**AIM:** Reproduce exactly, and only, the lines of the material below running from the line bearing "Clone this chart in D3.js." through the line bearing "var vLabels = [0, 10, 20];". Leave any pictures out.

**INPUT ROWS:**
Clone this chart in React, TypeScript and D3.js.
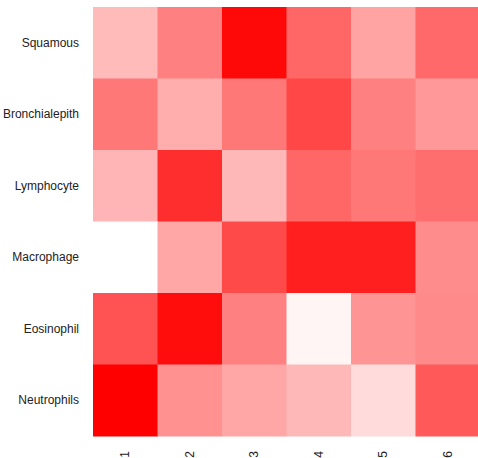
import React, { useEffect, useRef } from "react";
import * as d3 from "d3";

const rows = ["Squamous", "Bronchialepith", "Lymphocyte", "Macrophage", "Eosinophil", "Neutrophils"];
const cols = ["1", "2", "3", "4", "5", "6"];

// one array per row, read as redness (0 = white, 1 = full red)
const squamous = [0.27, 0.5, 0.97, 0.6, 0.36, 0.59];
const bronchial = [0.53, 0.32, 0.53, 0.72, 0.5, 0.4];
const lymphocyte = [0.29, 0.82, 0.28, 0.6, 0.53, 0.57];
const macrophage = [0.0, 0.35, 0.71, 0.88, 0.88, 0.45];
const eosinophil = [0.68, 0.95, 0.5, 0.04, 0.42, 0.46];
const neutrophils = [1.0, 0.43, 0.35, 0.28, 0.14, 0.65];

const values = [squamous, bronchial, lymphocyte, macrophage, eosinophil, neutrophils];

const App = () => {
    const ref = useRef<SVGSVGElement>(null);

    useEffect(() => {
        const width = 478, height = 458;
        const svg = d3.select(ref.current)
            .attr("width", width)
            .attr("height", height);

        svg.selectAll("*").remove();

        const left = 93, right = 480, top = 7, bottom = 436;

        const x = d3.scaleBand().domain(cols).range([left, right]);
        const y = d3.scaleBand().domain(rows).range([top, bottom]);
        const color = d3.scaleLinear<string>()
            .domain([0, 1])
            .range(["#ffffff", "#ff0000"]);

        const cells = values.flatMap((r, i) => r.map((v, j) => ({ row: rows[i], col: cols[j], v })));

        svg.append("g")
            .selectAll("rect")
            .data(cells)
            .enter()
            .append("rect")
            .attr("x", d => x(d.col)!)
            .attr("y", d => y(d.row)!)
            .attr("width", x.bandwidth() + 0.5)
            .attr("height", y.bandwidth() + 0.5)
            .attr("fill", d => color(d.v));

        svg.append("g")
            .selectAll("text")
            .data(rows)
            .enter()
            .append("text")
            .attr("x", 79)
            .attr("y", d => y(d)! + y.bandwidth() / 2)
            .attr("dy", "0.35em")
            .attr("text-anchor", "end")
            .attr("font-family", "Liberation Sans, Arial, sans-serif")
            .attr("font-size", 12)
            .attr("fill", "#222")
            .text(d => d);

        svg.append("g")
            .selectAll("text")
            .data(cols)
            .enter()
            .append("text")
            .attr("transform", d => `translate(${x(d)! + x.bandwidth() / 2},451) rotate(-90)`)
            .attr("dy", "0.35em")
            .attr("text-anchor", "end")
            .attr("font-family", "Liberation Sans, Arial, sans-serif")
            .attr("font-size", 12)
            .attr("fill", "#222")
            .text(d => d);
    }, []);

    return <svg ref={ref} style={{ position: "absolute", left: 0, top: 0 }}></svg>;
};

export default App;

--

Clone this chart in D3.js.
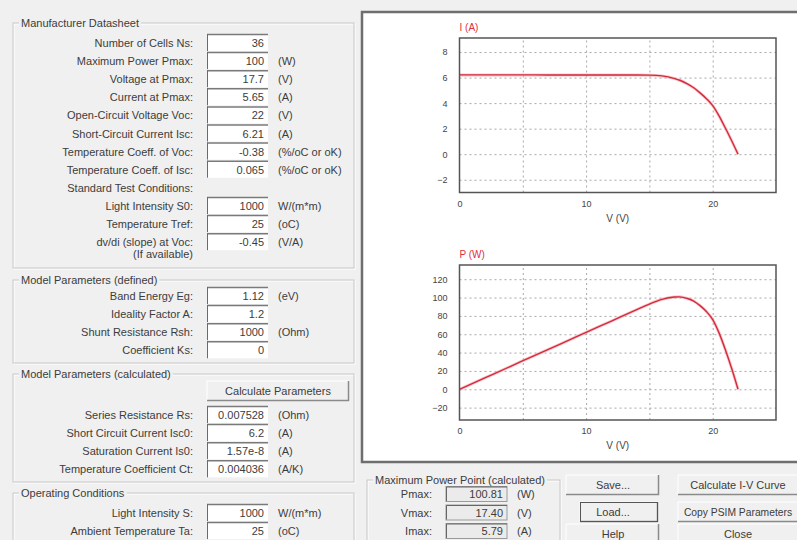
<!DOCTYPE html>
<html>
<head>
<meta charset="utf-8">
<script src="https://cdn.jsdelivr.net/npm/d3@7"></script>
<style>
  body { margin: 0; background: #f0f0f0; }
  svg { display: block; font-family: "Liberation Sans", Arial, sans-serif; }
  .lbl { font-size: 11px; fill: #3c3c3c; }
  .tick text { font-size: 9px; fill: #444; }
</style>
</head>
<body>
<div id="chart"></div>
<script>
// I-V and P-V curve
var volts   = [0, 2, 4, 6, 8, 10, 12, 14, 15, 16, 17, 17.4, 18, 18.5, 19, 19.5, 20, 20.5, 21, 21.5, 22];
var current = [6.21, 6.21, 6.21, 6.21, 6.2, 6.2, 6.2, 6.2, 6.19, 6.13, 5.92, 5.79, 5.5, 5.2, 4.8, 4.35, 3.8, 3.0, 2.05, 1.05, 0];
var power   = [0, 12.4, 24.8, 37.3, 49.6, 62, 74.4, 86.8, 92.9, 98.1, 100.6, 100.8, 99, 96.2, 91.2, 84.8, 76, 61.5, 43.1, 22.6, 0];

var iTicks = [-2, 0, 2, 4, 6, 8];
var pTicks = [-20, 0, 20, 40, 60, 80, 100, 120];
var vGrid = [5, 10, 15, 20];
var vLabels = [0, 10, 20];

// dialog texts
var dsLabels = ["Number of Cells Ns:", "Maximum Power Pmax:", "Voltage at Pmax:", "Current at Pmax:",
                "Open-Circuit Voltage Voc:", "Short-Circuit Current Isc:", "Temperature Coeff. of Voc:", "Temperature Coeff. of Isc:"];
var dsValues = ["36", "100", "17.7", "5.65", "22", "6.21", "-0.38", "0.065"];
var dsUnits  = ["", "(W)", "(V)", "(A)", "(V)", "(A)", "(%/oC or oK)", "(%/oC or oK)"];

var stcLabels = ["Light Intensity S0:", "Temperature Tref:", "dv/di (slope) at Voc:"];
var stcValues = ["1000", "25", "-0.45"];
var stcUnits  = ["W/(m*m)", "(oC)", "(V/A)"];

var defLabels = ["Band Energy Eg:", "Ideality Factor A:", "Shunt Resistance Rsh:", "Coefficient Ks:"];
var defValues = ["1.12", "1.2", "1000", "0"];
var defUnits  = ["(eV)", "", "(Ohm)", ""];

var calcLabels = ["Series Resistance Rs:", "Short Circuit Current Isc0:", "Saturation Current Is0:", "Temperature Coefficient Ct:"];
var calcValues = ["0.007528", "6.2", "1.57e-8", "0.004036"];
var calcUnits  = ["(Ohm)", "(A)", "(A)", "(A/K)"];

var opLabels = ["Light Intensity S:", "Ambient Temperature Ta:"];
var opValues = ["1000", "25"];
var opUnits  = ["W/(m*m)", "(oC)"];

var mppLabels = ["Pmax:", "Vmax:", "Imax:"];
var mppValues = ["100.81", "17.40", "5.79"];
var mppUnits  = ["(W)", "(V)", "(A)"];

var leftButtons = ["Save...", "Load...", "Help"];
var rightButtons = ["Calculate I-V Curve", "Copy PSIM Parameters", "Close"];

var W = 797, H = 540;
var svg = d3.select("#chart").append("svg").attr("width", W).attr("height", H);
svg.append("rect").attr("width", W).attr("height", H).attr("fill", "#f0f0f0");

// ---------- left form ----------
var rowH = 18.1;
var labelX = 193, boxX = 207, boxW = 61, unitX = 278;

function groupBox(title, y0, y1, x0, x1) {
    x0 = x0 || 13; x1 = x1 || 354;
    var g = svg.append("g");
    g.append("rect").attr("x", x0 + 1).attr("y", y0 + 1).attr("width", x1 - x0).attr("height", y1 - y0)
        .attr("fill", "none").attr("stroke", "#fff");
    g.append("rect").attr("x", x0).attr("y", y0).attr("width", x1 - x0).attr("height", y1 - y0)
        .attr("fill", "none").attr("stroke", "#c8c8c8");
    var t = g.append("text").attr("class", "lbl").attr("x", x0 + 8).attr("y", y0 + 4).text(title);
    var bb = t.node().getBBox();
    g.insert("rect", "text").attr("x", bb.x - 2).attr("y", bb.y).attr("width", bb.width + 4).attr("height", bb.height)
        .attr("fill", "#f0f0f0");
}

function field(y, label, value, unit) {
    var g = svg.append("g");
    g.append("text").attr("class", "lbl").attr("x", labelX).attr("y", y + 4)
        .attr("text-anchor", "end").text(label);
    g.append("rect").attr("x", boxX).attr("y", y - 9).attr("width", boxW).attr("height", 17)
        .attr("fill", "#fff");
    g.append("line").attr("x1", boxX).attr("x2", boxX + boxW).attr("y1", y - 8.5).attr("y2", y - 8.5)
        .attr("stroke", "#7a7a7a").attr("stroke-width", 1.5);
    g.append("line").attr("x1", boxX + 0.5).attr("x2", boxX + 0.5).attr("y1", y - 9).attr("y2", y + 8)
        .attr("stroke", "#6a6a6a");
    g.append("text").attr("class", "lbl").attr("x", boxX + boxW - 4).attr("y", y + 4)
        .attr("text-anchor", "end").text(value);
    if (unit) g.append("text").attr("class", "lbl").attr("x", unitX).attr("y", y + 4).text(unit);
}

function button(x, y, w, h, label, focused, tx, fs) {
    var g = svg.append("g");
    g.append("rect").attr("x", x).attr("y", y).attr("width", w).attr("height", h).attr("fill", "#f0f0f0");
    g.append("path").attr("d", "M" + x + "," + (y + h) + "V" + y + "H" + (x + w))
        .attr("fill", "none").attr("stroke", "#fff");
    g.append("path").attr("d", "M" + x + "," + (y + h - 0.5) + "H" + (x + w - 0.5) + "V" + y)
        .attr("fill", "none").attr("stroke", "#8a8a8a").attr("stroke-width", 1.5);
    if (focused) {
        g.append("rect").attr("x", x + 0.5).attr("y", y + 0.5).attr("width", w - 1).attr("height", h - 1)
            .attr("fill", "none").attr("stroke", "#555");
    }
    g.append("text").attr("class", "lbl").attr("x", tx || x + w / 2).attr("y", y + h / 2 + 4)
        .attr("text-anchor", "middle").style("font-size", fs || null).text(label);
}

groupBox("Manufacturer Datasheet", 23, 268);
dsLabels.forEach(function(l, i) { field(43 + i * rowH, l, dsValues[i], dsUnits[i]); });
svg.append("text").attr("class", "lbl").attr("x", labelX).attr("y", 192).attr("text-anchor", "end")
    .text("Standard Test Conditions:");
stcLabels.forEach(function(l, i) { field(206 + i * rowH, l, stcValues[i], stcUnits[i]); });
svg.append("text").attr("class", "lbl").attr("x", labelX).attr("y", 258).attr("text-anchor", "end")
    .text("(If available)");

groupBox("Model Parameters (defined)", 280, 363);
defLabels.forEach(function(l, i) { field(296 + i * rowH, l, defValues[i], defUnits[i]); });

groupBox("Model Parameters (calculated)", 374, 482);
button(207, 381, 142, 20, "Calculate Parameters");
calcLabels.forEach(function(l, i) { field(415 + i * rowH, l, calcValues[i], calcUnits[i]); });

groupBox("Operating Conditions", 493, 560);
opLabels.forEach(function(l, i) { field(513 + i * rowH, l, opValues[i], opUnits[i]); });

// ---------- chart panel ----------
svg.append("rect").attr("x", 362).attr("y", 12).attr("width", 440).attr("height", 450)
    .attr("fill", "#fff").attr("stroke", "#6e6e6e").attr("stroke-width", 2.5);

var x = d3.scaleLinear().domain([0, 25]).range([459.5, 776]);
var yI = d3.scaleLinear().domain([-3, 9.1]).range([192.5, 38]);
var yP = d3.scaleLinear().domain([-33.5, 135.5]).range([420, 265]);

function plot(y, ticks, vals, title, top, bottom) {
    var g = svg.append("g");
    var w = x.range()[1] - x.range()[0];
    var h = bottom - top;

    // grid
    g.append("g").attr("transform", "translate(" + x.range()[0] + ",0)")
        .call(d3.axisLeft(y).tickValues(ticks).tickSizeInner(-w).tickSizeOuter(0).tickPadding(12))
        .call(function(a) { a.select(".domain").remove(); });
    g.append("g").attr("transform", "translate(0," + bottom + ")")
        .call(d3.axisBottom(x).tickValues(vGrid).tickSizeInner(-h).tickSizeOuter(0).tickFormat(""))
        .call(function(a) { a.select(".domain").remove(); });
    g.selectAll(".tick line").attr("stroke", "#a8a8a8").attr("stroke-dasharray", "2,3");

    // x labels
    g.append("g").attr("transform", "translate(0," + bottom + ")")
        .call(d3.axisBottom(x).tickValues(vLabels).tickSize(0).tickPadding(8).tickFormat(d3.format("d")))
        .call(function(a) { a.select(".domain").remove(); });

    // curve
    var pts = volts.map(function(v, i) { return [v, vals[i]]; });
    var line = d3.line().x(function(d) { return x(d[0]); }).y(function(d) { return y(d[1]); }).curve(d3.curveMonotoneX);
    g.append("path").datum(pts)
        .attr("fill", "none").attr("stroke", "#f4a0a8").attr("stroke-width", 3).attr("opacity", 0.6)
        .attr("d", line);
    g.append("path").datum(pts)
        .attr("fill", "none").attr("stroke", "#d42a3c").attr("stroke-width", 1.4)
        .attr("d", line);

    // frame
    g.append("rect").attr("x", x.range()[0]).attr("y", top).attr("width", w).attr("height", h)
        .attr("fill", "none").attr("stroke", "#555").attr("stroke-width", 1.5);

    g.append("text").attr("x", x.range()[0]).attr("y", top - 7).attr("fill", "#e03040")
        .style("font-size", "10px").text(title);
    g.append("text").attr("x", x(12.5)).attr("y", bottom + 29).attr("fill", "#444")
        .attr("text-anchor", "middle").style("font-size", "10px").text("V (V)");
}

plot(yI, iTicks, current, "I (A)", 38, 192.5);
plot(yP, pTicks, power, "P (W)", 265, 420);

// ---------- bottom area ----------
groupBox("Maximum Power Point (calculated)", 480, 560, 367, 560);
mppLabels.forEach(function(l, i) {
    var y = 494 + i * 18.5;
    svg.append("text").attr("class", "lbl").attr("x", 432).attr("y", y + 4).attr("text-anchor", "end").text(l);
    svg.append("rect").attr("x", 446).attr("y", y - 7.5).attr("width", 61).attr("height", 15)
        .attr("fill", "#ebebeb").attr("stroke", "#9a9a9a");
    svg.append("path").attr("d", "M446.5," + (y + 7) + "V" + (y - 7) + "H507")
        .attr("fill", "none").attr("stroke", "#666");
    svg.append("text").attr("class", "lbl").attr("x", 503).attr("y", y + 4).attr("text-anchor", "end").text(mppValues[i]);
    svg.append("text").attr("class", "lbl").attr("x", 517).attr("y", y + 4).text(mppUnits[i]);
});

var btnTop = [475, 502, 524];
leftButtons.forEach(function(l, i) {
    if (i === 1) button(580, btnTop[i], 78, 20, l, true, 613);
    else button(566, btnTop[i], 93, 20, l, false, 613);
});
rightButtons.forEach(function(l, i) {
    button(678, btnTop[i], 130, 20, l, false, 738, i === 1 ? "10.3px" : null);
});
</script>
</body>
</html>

--

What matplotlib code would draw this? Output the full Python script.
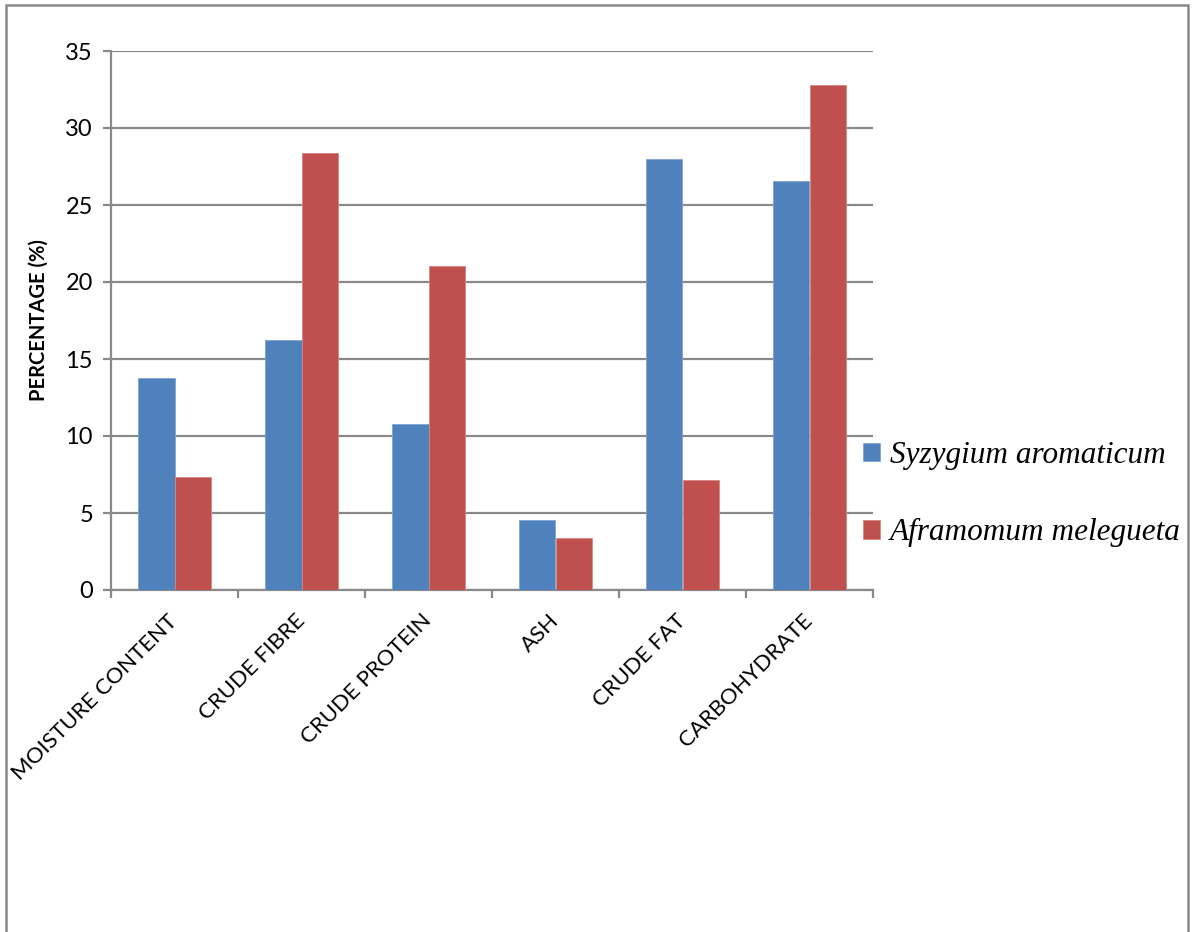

**WORKED SOLUTION:**
Clone this chart in D3.js.
<!DOCTYPE html>
<html>
<head>
<meta charset="utf-8">
<script src="https://cdn.jsdelivr.net/npm/d3@7"></script>
<style>
  body { margin: 0; background: #f0f0f0; }
  svg { display: block; font-family: "Liberation Sans", Arial, sans-serif; }
  .lbl { font-size: 11px; fill: #3c3c3c; }
  .tick text { font-size: 9px; fill: #444; }
</style>
</head>
<body>
<div id="chart"></div>
<script>
// I-V and P-V curve
var volts   = [0, 2, 4, 6, 8, 10, 12, 14, 15, 16, 17, 17.4, 18, 18.5, 19, 19.5, 20, 20.5, 21, 21.5, 22];
var current = [6.21, 6.21, 6.21, 6.21, 6.2, 6.2, 6.2, 6.2, 6.19, 6.13, 5.92, 5.79, 5.5, 5.2, 4.8, 4.35, 3.8, 3.0, 2.05, 1.05, 0];
var power   = [0, 12.4, 24.8, 37.3, 49.6, 62, 74.4, 86.8, 92.9, 98.1, 100.6, 100.8, 99, 96.2, 91.2, 84.8, 76, 61.5, 43.1, 22.6, 0];

var iTicks = [-2, 0, 2, 4, 6, 8];
var pTicks = [-20, 0, 20, 40, 60, 80, 100, 120];
var vGrid = [5, 10, 15, 20];
var vLabels = [0, 10, 20];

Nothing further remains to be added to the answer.